(Long post was long so I split it into two short... shortish... uh... here, enjoy two walls of text instead of one.)
> I am not an IPv6 hater...just giving observations that when you introduce a breaking change, and add additional friction, it dramatically reduces adoption.
It's not like we had a choice. We needed to increase the available address space but v4 doesn't support doing that, so there's your breaking change. (v6 did the work to introduce family-agnostic socket API calls, so applications can now use new address families without breaking, but those calls didn't exist before v6).
Also... v6 suffers from massive double standards. When people hit a problem in v4 they treat it as a problem to fix, but when they hit a problem in v6 -- or a problem with v4 that causes a colon to be printed --- they skip trying to find and fix the problem and just go "oh my god look how shit v6 is disable it now".
Computers break all the time. "It's always DNS" is a meme, so clearly things that aren't v6 break too. But if people are willing to forgive the other things for problems and fix them but refuse to do either with v6, and will blame v6 for problems it reveals in other things, then v6 could be far more reliable than v4 and people would still be moaning about it breaking all the time.

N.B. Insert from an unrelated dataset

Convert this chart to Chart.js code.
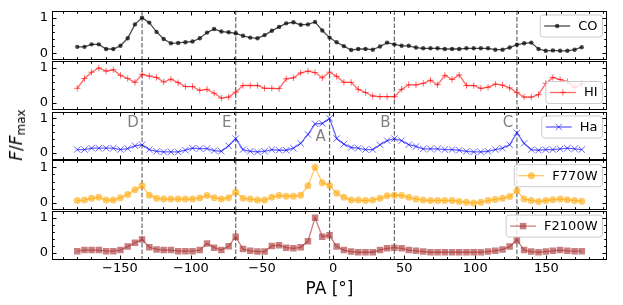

We're in this situation because the people who designed v4 made it too small. It sucks but we need to deal with it, and the sooner we do that the sooner we can stop being annoyed by it. Dragging our feet on v6 just maximizes the amount of time we need to deal with transitioning to it.
> Ubuntu should never have even requested an IPv6 aaaa in the above system, and yes it only does because of politics and RFC requirements.
getaddrinfo() has the AI_ADDRCONF flag for this. I don't know why it doesn't pass it here, but it could.